Donia Mounsef was born and lived in Beirut, Lebanon until the age of 19. She is a Canadian-Lebanese poet, playwright and dramaturge. She splits her time on either side of the Canadian Rockies, between Vancouver and Edmonton where she teaches theatre and poetry at the University of Alberta. She is the author of a poetry chapbook: “Slant of Arils,” published by Damaged Goods Press (2015), reviewed in Fruita Pulp, http://www.fruitapulp.com/2015/07/06/review-slant-of-arils-by-donia-mounsef/
Her writing has been published and anthologized in print and online in The Toronto Quarterly, Labor of Love, Bluestem, Yes Poetry, Gutter Eloquence, Poetry Quarterly, Skin 2 Skin, Iris Brown, Reverie’s Rage Anthology, 40 Below Anthology, etc. Her performance poetry and plays have been performed on stages in Toronto, Montréal, Vancouver, Edmonton, and New Haven.

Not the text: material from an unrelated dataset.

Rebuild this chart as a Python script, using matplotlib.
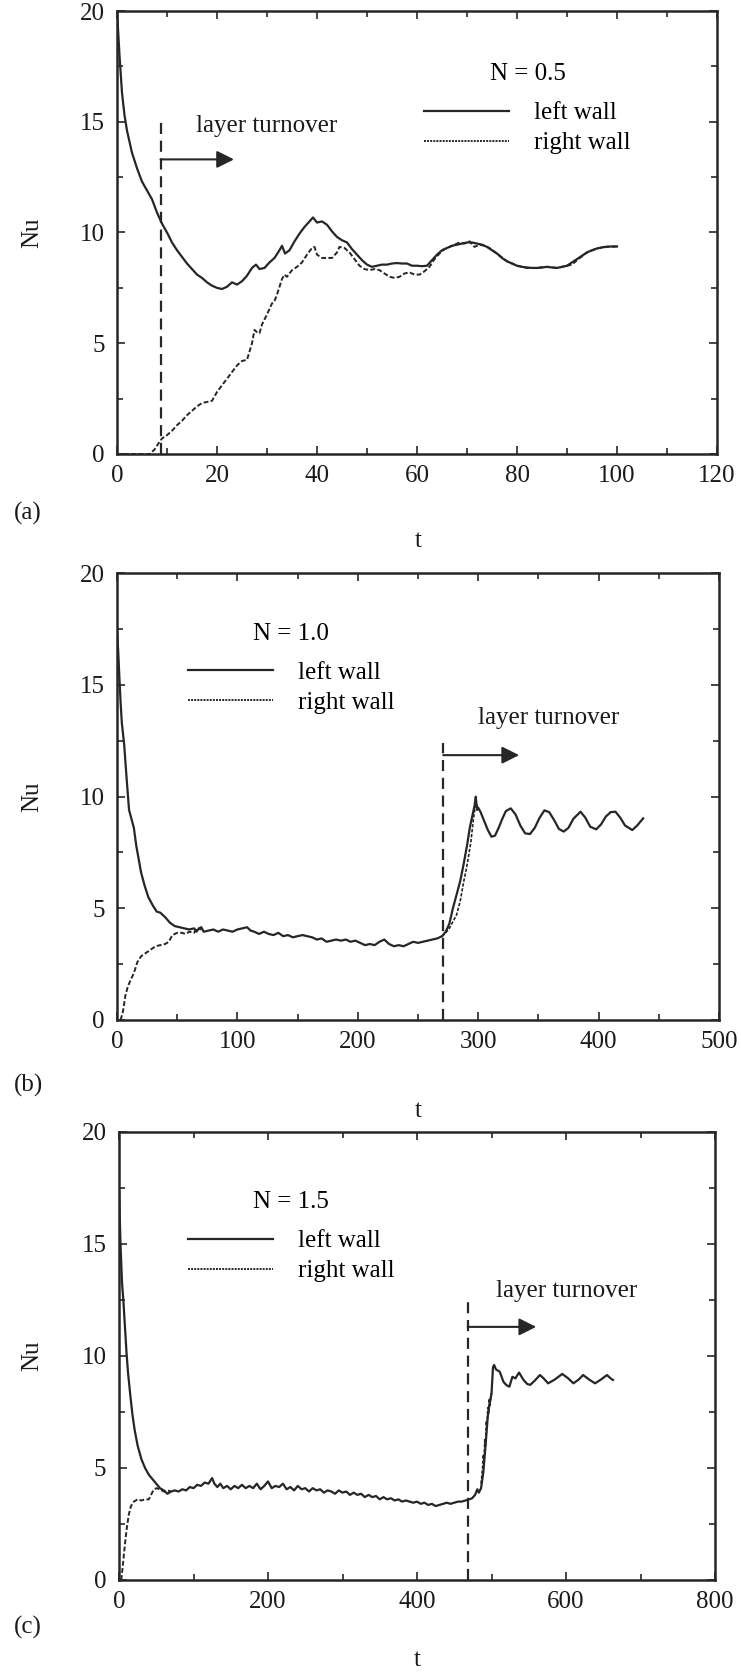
import numpy as np
import matplotlib
matplotlib.use("Agg")
import matplotlib.pyplot as plt
from matplotlib.ticker import MultipleLocator
from matplotlib.lines import Line2D

plt.rcParams['font.family'] = ['Liberation Serif', 'DejaVu Serif']
plt.rcParams['font.size'] = 18
INK = '#262626'

# ---------------- Panel (a): N = 0.5 ----------------
a_left_t = [0, 0.5, 1, 1.5, 2, 3, 4, 5, 6, 7, 8, 9, 10, 11, 12, 13, 14, 15, 16, 17, 18, 19, 20,
            21, 22, 23, 24, 25, 26, 27, 27.8, 28.5, 29.5, 30.5, 31.5, 32.5, 33, 33.6, 34.5, 35.5,
            36.5, 37.5, 38.5, 39.2, 40, 41, 42, 43, 44, 45, 46, 47, 48, 49, 50, 51, 52, 53, 54,
            55, 56, 57, 58, 59, 60, 61, 62, 63, 64, 65, 66, 67, 68, 69, 70, 71, 72, 73, 74, 75,
            76, 77, 78, 79, 80, 81, 82, 83, 84, 85, 86, 87, 88, 89, 90, 91, 92, 93, 94, 95, 96,
            97, 98, 99, 100]
a_left_nu = [20.0, 18.0, 16.3, 15.3, 14.6, 13.6, 12.9, 12.3, 11.9, 11.5, 10.9, 10.4, 10.0, 9.55,
             9.2, 8.9, 8.6, 8.35, 8.1, 7.95, 7.75, 7.6, 7.5, 7.45, 7.55, 7.75, 7.65, 7.8, 8.05,
             8.4, 8.55, 8.35, 8.4, 8.65, 8.85, 9.2, 9.4, 9.05, 9.2, 9.6, 9.95, 10.25, 10.5, 10.68,
             10.45, 10.5, 10.35, 10.05, 9.8, 9.65, 9.55, 9.25, 9.0, 8.75, 8.55, 8.45, 8.5, 8.55,
             8.55, 8.6, 8.62, 8.6, 8.6, 8.5, 8.5, 8.48, 8.5, 8.75, 9.0, 9.2, 9.3, 9.4, 9.45, 9.5,
             9.55, 9.55, 9.5, 9.45, 9.35, 9.2, 9.05, 8.85, 8.7, 8.6, 8.5, 8.45, 8.42, 8.4, 8.4,
             8.42, 8.45, 8.42, 8.4, 8.45, 8.5, 8.65, 8.8, 8.95, 9.1, 9.2, 9.28, 9.33, 9.36, 9.37,
             9.37]
a_right_t = [0, 6.5, 7.5, 8.5, 9, 10, 11, 12, 13, 14, 15, 16, 17, 18, 19, 20, 21, 22, 23, 24, 25,
             26, 27, 27.5, 28, 28.5, 29, 30, 31, 31.5, 32, 33, 33.5, 34, 35, 36, 37, 38, 39, 39.5,
             40, 41, 42, 43, 44, 44.5, 45.5, 46.5, 47.5, 48.5, 49.5, 50.5, 51.5, 52.5, 53.5, 54.5,
             55.5, 56.5, 57.5, 58.5, 59.5, 60.5, 61.5, 62.5, 63.5, 64.5, 65.5, 66.5, 67.5, 68.5,
             69.5, 70.5, 71.5, 72.5, 73.5, 74.5, 76, 78, 80, 82, 84, 86, 88, 90, 91, 92, 94, 96,
             98, 100]
a_right_nu = [0, 0, 0.2, 0.55, 0.7, 0.85, 1.05, 1.3, 1.5, 1.75, 1.95, 2.15, 2.3, 2.35, 2.4, 2.8,
              3.1, 3.4, 3.7, 4.0, 4.2, 4.25, 5.0, 5.6, 5.5, 5.45, 5.85, 6.3, 6.8, 6.9, 7.2, 7.9,
              8.1, 8.0, 8.3, 8.45, 8.65, 9.0, 9.3, 9.35, 9.0, 8.85, 8.85, 8.85, 9.1, 9.35, 9.3,
              9.1, 8.8, 8.5, 8.35, 8.3, 8.35, 8.3, 8.15, 8.0, 7.95, 8.0, 8.15, 8.2, 8.1, 8.1,
              8.25, 8.45, 8.8, 9.05, 9.25, 9.35, 9.45, 9.55, 9.5, 9.6, 9.35, 9.45, 9.4, 9.3,
              9.05, 8.7, 8.5, 8.4, 8.4, 8.45, 8.4, 8.5, 8.55, 8.75, 9.1, 9.28, 9.35, 9.37]

# ---------------- Panel (b): N = 1.0 ----------------
b_left_t = [0, 1, 2, 3, 4, 6, 8, 10, 12, 14, 16, 18, 20, 23, 26, 30, 33, 36, 40, 44, 48, 52, 56,
            60, 64, 66, 68, 70, 72, 76, 80, 84, 88, 92, 96, 100, 104, 108, 111, 114, 118, 122,
            126, 130, 134, 138, 142, 146, 150, 154, 158, 162, 166, 170, 174, 178, 182, 186, 190,
            194, 198, 202, 206, 210, 214, 218, 222, 226, 230, 234, 238, 242, 246, 250, 254, 258,
            262, 266, 270, 273, 276, 279, 282, 285, 288, 291, 293, 295, 297, 298, 299, 300, 302,
            305, 308, 311, 314, 317, 320, 323, 327, 331, 335, 339, 343, 347, 351, 355, 359, 363,
            367, 371, 375, 379, 385, 389, 393, 398, 402, 406, 410, 414, 418, 422, 428, 432, 437]
b_left_nu = [17.5, 16.5, 15.3, 14.2, 13.3, 12.3, 10.8, 9.4, 9.0, 8.6, 7.8, 7.2, 6.6, 6.0, 5.5,
             5.1, 4.85, 4.8, 4.6, 4.35, 4.2, 4.15, 4.1, 4.05, 4.1, 3.95, 4.1, 4.15, 3.95, 4.0,
             4.05, 3.95, 4.05, 4.0, 3.95, 4.05, 4.1, 4.15, 4.0, 3.95, 3.85, 3.95, 3.85, 3.8, 3.9,
             3.75, 3.8, 3.7, 3.75, 3.8, 3.75, 3.7, 3.6, 3.65, 3.5, 3.55, 3.6, 3.55, 3.6, 3.5,
             3.55, 3.45, 3.35, 3.4, 3.35, 3.5, 3.6, 3.4, 3.3, 3.35, 3.3, 3.4, 3.5, 3.45, 3.5,
             3.55, 3.6, 3.65, 3.75, 3.95, 4.3, 5.0, 5.6, 6.2, 7.0, 7.9, 8.6, 9.1, 9.6, 9.99, 9.4,
             9.5, 9.3, 8.9, 8.5, 8.2, 8.25, 8.6, 9.0, 9.35, 9.47, 9.2, 8.7, 8.35, 8.32, 8.6,
             9.05, 9.38, 9.3, 8.95, 8.55, 8.43, 8.6, 9.0, 9.32, 9.05, 8.65, 8.53, 8.75, 9.1,
             9.3, 9.32, 9.05, 8.7, 8.5, 8.7, 9.02]
b_right_t = [3, 5, 7, 9, 11, 14, 17, 20, 24, 28, 32, 36, 40, 43, 46, 50, 54, 57, 60, 64, 66, 70]
b_right_nu = [0.0, 0.4, 1.1, 1.5, 1.75, 2.1, 2.6, 2.85, 3.0, 3.15, 3.3, 3.35, 3.4, 3.5, 3.8, 3.9,
              3.9, 3.85, 3.95, 3.9, 4.1, 4.05]
b_right_rise_t = [270, 273, 276, 279, 282, 285, 288, 291, 294, 296, 298, 300]
b_right_rise_nu = [3.75, 3.9, 4.1, 4.4, 4.7, 5.3, 6.2, 7.0, 8.0, 9.0, 9.7, 9.5]

# ---------------- Panel (c): N = 1.5 ----------------
c_left_t = [0, 2, 4, 6, 8, 10, 12, 15, 18, 21, 25, 30, 35, 40, 45, 50, 55, 60, 65, 70, 75, 80,
            85, 90, 95, 100, 105, 110, 115, 120, 125, 128, 132, 136, 140, 145, 150, 155, 160,
            165, 170, 175, 180, 185, 190, 195, 200, 205, 210, 215, 220, 225, 230, 235, 240, 245,
            250, 255, 260, 265, 270, 275, 280, 285, 290, 295, 300, 305, 310, 315, 320, 325, 330,
            335, 340, 345, 350, 355, 360, 365, 370, 375, 380, 385, 390, 395, 400, 405, 410, 415,
            420, 425, 430, 435, 440, 445, 450, 455, 460, 465, 470, 474, 478, 481, 483, 486, 489,
            492, 495, 498, 500, 502, 503.5, 506, 511, 516, 520, 524, 528, 532, 537, 543, 548,
            552, 558, 565, 570, 576, 585, 595, 603, 610, 617, 623, 631, 639, 647, 655, 660, 663]
c_left_nu = [17.5, 15.0, 13.3, 12.4, 11.3, 10.2, 9.3, 8.3, 7.4, 6.7, 6.0, 5.4, 5.0, 4.7, 4.5,
             4.3, 4.1, 4.0, 3.85, 3.95, 4.0, 3.95, 4.05, 4.0, 4.15, 4.1, 4.25, 4.2, 4.35, 4.3,
             4.55, 4.3, 4.15, 4.3, 4.1, 4.2, 4.05, 4.2, 4.1, 4.25, 4.1, 4.2, 4.1, 4.3, 4.05, 4.2,
             4.4, 4.1, 4.2, 4.15, 4.3, 4.05, 4.15, 4.0, 4.2, 4.05, 4.1, 3.95, 4.1, 4.0, 4.05,
             3.9, 4.0, 3.95, 3.85, 4.0, 3.9, 3.95, 3.8, 3.9, 3.8, 3.85, 3.7, 3.8, 3.7, 3.75, 3.6,
             3.7, 3.6, 3.65, 3.55, 3.6, 3.5, 3.55, 3.5, 3.45, 3.5, 3.4, 3.45, 3.35, 3.4, 3.3,
             3.35, 3.4, 3.45, 3.4, 3.45, 3.5, 3.5, 3.55, 3.6, 3.65, 3.8, 4.05, 3.9, 4.1, 4.8,
             6.0, 7.3, 8.0, 8.3, 9.5, 9.6, 9.4, 9.3, 8.85, 8.7, 8.63, 9.07, 9.0, 9.26, 8.93,
             8.75, 8.71, 8.9, 9.15, 9.0, 8.78, 8.95, 9.2, 9.0, 8.78, 8.95, 9.15, 8.95, 8.78,
             8.95, 9.15, 9.0, 8.93]
c_right_t = [3, 5, 8, 10, 13, 16, 20, 25, 30, 35, 40, 43, 46, 50, 55, 60, 65, 70]
c_right_nu = [0.0, 0.6, 1.6, 2.2, 2.9, 3.3, 3.5, 3.6, 3.55, 3.6, 3.6, 3.8, 4.0, 4.1, 4.05, 3.95,
              4.0, 3.95]
c_right_rise_t = [486, 488, 489, 490, 491, 492, 493, 494, 495, 496, 497, 498, 500]
c_right_rise_nu = [4.3, 5.0, 5.6, 5.3, 6.3, 6.0, 7.1, 6.8, 7.7, 7.4, 8.1, 7.8, 8.4]

# panel settings (text content and limits)
panels = [
    dict(lt=a_left_t, ln=a_left_nu, rt=a_right_t, rn=a_right_nu, xmax=120, xmaj=20, xmin=10,
         label='(a)', title='N = 0.5', turn_t=8.7, turn_top=15.1, arr_y=13.3, arr_end=23.4,
         txt_x=15.7, txt_y=14.8),
    dict(lt=b_left_t, ln=b_left_nu, rt=b_right_t, rn=b_right_nu, xmax=500, xmaj=100, xmin=50,
         label='(b)', title='N = 1.0', turn_t=271, turn_top=12.4, arr_y=11.85, arr_end=334,
         txt_x=300, txt_y=13.5, rise_t=b_right_rise_t, rise_n=b_right_rise_nu),
    dict(lt=c_left_t, ln=c_left_nu, rt=c_right_t, rn=c_right_nu, xmax=800, xmaj=200, xmin=100,
         label='(c)', title='N = 1.5', turn_t=468, turn_top=12.5, arr_y=11.3, arr_end=560,
         txt_x=506, txt_y=12.9, rise_t=c_right_rise_t, rise_n=c_right_rise_nu),
]

W, H = 741, 1673
fig = plt.figure(figsize=(W / 100, H / 100), dpi=100)

# axes rectangles in pixels: left, right, top, bottom
rects = [(117, 717, 11, 454), (117, 719, 573, 1020), (119, 715, 1132, 1580)]
legend_anchor = [(0.512, 0.882), (0.118, 0.888), (0.115, 0.868)]
label_pos = [(14, 513, 418, 541), (14, 1085, 418, 1111), (14, 1627, 417, 1660)]

for p, (l, r, t, b), anc, lp in zip(panels, rects, legend_anchor, label_pos):
    ax = fig.add_axes([l / W, 1 - b / H, (r - l) / W, (b - t) / H])
    ax.set_xlim(0, p['xmax'])
    ax.set_ylim(0, 20)

    # left wall (solid)
    ax.plot(p['lt'], p['ln'], color=INK, lw=1.6, solid_joinstyle='round')
    # right wall (fine dashed)
    ax.plot(p['rt'], p['rn'], color=INK, lw=1.4, ls=(0, (2.5, 1.2)))
    if 'rise_t' in p:
        ax.plot(p['rise_t'], p['rise_n'], color=INK, lw=1.2, ls=(0, (2, 1)))

    # layer turnover marker
    ax.plot([p['turn_t'], p['turn_t']], [0, p['turn_top']], color=INK, lw=1.6,
            ls=(0, (5, 3)))
    ax.annotate('', xy=(p['arr_end'], p['arr_y']), xytext=(p['turn_t'], p['arr_y']),
                arrowprops=dict(arrowstyle='-|>', mutation_scale=26, lw=1.5, color=INK,
                                shrinkA=0, shrinkB=0))
    ax.text(p['txt_x'], p['txt_y'], 'layer turnover', ha='left', va='center',
            fontsize=18, color='#1a1a1a')

    # legend
    handles = [Line2D([], [], color=INK, lw=1.6),
               Line2D([], [], color=INK, lw=1.4, ls=(0, (1, 0.6)))]
    leg = ax.legend(handles, ['left wall', 'right wall'], title=p['title'],
                    loc='upper left', bbox_to_anchor=anc, frameon=False,
                    handlelength=3.4, handletextpad=1.0, labelspacing=0.3,
                    borderpad=0, borderaxespad=0, fontsize=18, title_fontsize=18)
    leg._legend_box.sep = 12

    # axes styling
    for s in ax.spines.values():
        s.set_linewidth(1.8)
        s.set_color(INK)
    ax.xaxis.set_major_locator(MultipleLocator(p['xmaj']))
    ax.xaxis.set_minor_locator(MultipleLocator(p['xmin']))
    ax.yaxis.set_major_locator(MultipleLocator(5))
    ax.yaxis.set_minor_locator(MultipleLocator(2.5))
    ax.tick_params(which='both', direction='in', top=True, right=True, color=INK,
                   width=1.2, labelsize=18, labelcolor='#1a1a1a')
    ax.tick_params(which='major', length=6)
    ax.tick_params(which='minor', length=4)
    ax.tick_params(axis='y', pad=9)
    ax.tick_params(axis='x', pad=8)
    ax.set_ylabel('Nu', fontsize=18, color='#1a1a1a')
    ax.yaxis.set_label_coords(-(l - 43) / (r - l), 0.5)

    fig.text(lp[0] / W, 1 - lp[1] / H, p['label'], ha='left', va='center', fontsize=18,
             color='#1a1a1a')
    fig.text(lp[2] / W, 1 - lp[3] / H, 't', ha='center', va='center', fontsize=18,
             color='#1a1a1a')

fig.savefig('out.png', dpi=100, facecolor='white')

Kirby Wright was born and raised in Honolulu, Hawaii. He is a graduate of Punahou School in Honolulu and the University of California at San Diego. Wright received his MFA in Creative Writing from San Francisco State University. His first play was produced at the Secret Theatre’s 2016 One Act Festival in New York.

Deborah Berman-Montaño has featured her work in the Phoenix poetry and art scene since the late 1990s, around the time she graduated with a B.A. in English Literature from ASU. She has curated, hosted & produced poetry events in the Phoenix/Tempe area since 2012, focusing on artists from disparate and under-represented backgrounds and cultures as well as those driven to redeem humanity through the creation of great art. She has been published in ELKE “A Little Journal”, Spilled Milk Magazine, Four Chambers and more.

Holly Day has taught writing classes at the Loft Literary Center in Minnesota since 2000. Her published books include Music Theory for Dummies, Music Composition for Dummies, Guitar All-in-One for Dummies, Piano All-in-One for Dummies, Walking Twin Cities, Insider’s Guide to the Twin Cities, Nordeast Minneapolis: A History, and The Book Of, while her poetry has recently appeared in New Ohio Review, SLAB, and Gargoyle. Her newest poetry book, Ugly Girl, just came out from Shoe Music Press.

Dennis Reed is a poet living in Bowie, Maryland. His work has appeared in ESSENCE, CLA, STYLE and DISCORD. He has taught writing courses at Morehouse, William and Mary and VCU. 

Latiana Blue is a native of the Bronx who cites an inability to forget where she’s from as a key ingredient to founding her budding business, bklynprose. bklynprose is a collection of writing and wellness workshops for the lady spectrum. Latiana is an upbeat tutor, teacher, and advocate, speaking up for mental health as well as rape and sexual assault awareness. If asked to sum up her existence in one image, she = a thought bubble personified.